[Start of Data supplied]

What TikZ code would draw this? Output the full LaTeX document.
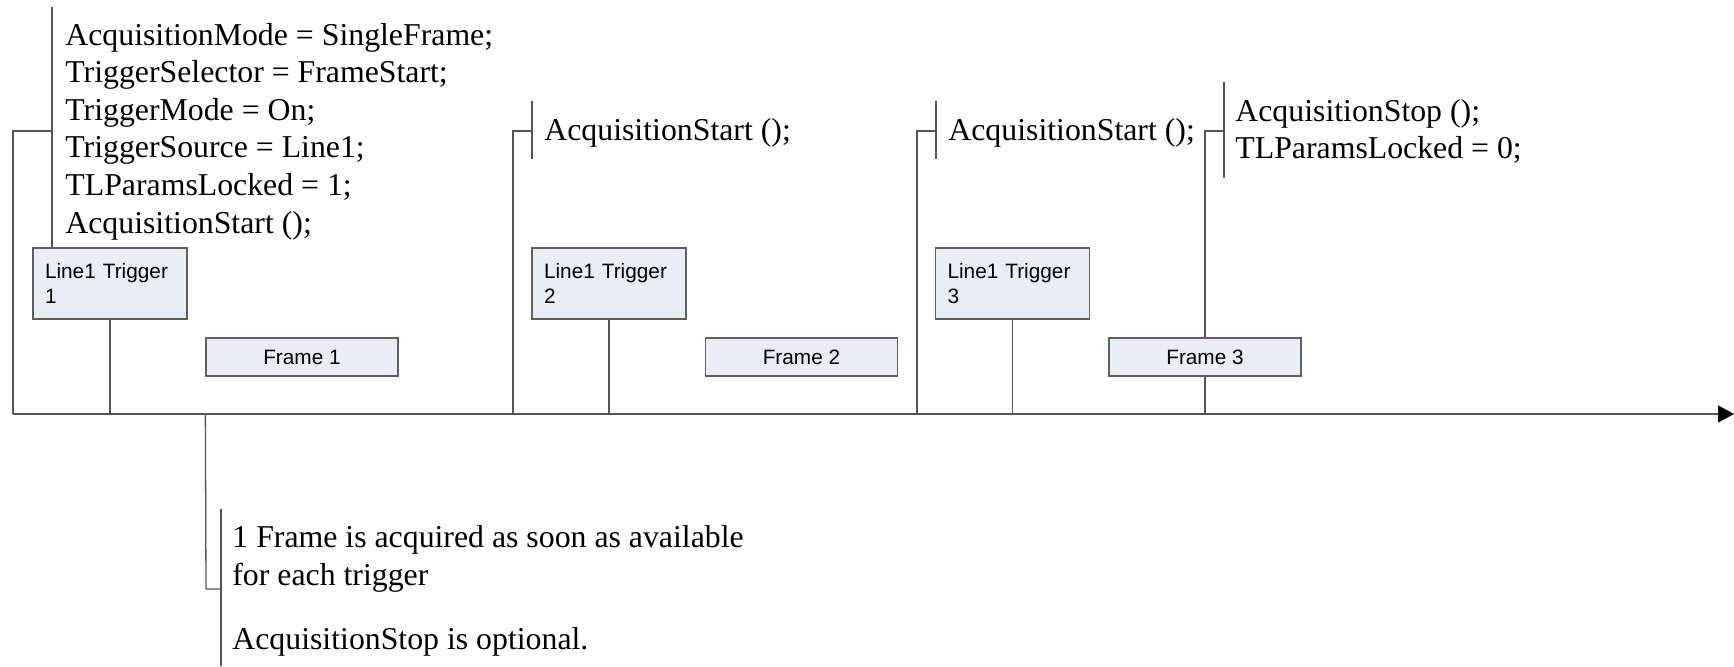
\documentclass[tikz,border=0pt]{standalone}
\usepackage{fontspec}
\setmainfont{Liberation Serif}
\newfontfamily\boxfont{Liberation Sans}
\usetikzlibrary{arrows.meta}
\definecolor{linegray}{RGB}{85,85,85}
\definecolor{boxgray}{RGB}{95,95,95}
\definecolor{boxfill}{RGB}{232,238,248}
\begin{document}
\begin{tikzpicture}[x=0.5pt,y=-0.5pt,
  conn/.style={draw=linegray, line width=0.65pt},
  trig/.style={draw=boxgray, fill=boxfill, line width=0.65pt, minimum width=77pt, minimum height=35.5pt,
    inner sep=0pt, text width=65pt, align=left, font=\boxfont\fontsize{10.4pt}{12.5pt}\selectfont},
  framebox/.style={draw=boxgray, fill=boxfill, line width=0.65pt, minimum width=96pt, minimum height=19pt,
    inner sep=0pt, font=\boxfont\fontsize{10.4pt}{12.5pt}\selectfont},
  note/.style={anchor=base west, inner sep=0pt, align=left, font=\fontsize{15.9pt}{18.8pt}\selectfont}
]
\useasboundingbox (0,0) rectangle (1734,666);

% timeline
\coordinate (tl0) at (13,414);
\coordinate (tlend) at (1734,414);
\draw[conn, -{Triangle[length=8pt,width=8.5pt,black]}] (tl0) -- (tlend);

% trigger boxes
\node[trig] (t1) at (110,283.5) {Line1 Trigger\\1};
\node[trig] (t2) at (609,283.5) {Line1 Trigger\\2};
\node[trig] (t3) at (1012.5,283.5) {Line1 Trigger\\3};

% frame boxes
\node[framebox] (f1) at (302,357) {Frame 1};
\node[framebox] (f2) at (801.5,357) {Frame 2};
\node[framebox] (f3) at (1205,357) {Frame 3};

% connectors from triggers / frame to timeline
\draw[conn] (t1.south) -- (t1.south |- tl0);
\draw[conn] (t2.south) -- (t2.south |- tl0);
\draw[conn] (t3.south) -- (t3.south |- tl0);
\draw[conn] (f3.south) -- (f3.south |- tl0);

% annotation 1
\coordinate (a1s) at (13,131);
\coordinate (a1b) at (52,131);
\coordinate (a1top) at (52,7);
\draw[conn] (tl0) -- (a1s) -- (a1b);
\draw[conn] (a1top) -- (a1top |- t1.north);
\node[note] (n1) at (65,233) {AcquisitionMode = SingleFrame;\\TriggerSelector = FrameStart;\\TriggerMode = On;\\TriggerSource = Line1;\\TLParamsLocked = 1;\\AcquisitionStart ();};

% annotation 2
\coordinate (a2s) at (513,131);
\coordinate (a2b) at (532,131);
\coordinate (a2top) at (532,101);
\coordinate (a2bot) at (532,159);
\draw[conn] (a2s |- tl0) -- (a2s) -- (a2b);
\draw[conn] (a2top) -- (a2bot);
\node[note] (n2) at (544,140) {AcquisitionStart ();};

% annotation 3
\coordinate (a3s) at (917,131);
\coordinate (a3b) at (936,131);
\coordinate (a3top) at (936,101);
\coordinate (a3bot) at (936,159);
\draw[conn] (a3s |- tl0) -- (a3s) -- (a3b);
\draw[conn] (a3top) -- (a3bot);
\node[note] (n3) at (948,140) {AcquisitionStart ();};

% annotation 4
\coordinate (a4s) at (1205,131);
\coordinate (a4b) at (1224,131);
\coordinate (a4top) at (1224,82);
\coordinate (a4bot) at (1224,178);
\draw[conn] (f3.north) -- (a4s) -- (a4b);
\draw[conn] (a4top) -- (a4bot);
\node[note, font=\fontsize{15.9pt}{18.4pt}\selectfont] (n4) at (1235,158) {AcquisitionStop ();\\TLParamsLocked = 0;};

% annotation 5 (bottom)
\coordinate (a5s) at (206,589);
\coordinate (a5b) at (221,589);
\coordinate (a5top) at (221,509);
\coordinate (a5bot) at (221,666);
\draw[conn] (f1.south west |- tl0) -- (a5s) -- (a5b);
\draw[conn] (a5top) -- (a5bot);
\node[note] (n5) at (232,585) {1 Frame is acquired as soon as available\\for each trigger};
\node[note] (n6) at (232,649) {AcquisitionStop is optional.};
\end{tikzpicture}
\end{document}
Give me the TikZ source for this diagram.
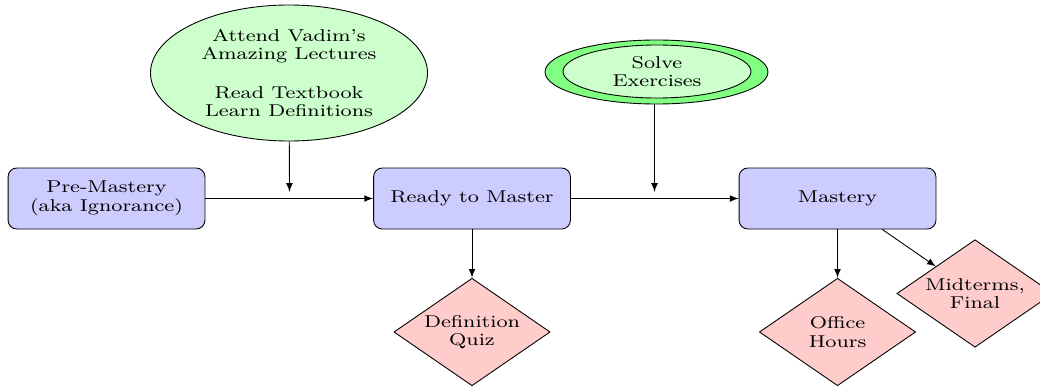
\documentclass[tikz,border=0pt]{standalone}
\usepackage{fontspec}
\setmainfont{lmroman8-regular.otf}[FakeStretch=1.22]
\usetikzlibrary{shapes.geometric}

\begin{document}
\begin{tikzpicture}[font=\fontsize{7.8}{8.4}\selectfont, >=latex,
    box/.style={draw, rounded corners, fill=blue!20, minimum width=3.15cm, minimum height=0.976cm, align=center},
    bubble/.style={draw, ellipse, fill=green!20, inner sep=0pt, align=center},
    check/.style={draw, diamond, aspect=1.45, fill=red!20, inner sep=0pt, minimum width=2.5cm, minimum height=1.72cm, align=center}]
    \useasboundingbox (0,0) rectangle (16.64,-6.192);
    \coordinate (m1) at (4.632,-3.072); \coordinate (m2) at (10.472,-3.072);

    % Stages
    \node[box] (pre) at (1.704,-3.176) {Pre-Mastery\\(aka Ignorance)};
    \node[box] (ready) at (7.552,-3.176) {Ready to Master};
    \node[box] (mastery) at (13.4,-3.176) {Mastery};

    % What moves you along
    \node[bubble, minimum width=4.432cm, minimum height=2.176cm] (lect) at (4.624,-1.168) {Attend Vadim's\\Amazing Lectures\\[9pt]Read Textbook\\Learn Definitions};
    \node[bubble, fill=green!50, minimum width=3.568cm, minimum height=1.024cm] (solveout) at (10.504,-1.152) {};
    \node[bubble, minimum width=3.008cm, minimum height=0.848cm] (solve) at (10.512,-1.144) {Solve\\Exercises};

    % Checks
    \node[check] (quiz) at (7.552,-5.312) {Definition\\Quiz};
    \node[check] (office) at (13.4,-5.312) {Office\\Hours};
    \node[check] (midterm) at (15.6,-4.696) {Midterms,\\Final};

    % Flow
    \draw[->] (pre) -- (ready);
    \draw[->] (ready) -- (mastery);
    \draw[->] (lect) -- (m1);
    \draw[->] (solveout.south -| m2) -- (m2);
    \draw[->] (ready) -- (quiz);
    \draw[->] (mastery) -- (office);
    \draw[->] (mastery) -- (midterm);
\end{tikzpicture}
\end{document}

[End of Data supplied]

» **Short exercise**:
Only the lines between the one with "Give me the TikZ source for this diagram." and the one with "minimum width=3.008cm, minimum", those two included, get copied from the material above. Keep it exact and free of pictures.

» **Result of the exercise**:
Give me the TikZ source for this diagram.
\documentclass[tikz,border=0pt]{standalone}
\usepackage{fontspec}
\setmainfont{lmroman8-regular.otf}[FakeStretch=1.22]
\usetikzlibrary{shapes.geometric}

\begin{document}
\begin{tikzpicture}[font=\fontsize{7.8}{8.4}\selectfont, >=latex,
    box/.style={draw, rounded corners, fill=blue!20, minimum width=3.15cm, minimum height=0.976cm, align=center},
    bubble/.style={draw, ellipse, fill=green!20, inner sep=0pt, align=center},
    check/.style={draw, diamond, aspect=1.45, fill=red!20, inner sep=0pt, minimum width=2.5cm, minimum height=1.72cm, align=center}]
    \useasboundingbox (0,0) rectangle (16.64,-6.192);
    \coordinate (m1) at (4.632,-3.072); \coordinate (m2) at (10.472,-3.072);

    % Stages
    \node[box] (pre) at (1.704,-3.176) {Pre-Mastery\\(aka Ignorance)};
    \node[box] (ready) at (7.552,-3.176) {Ready to Master};
    \node[box] (mastery) at (13.4,-3.176) {Mastery};

    % What moves you along
    \node[bubble, minimum width=4.432cm, minimum height=2.176cm] (lect) at (4.624,-1.168) {Attend Vadim's\\Amazing Lectures\\[9pt]Read Textbook\\Learn Definitions};
    \node[bubble, fill=green!50, minimum width=3.568cm, minimum height=1.024cm] (solveout) at (10.504,-1.152) {};
    \node[bubble, minimum width=3.008cm, minimum height=0.848cm] (solve) at (10.512,-1.144) {Solve\\Exercises};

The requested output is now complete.